The California State Parks currently offers the Distinguished Veteran Pass, which is a special and free lifetime pass for qualifying veterans, to use all basic facilities in state parks at no charge.  In order to qualify for the Distinguished Veteran Pass, one must be an honorably discharged war veteran who is a resident of California with a 50% or more service-connected disability, or was held captive as a prisoner of war, or recipient of the Congressional Medal of Honor.  However, veterans who served during peacetime and who have a 50% or more service-connected disability do not meet the statutory requirements, and are therefore ineligible for the Distinguished Veterans Pass.  This can include veterans whose disability resulted from accidents involving military training activities.
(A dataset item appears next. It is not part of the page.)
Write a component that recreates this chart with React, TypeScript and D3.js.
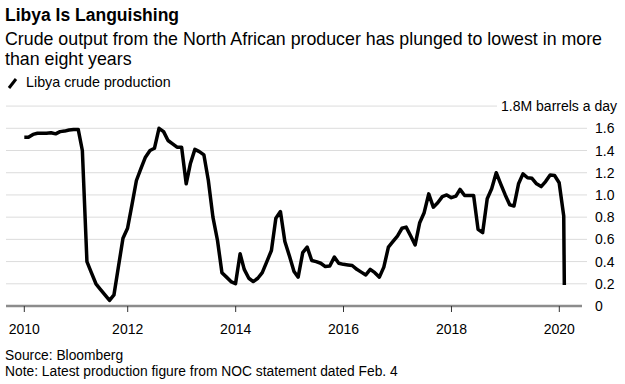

Constituent and military veteran, Peter Aston, served from 1981 to 1986 and was disabled while serving during peace time.  He was denied the Distinguished Veteran Pass, because he did not meet the qualifications under current law and brought his concerns to the attention of Assemblymember Chau.

Assemblymember Chau authored AB 1972, which would allow veterans with over a 50% service-connected disability, and who were honorably discharged, to receive a free lifetime Distinguished Veteran Pass to allow them entry into the state park system, regardless of whether or not they served during a war or conflict recognized by the United States Department of Veterans Affairs.

Upon introduction of AB 1972, the California State Parks Foundation heard Mr. Aston’s story and wanted to thank him for his service by donating a park pass, as AB 1972 continues to move through the State Legislature.

Assemblymember Ed Chau represents the 49th Assembly District, comprised of the communities of Alhambra, Arcadia, El Monte, Monterey Park, Rosemead, San Gabriel, San Marino, Temple City and portions of Montebello, and South El Monte.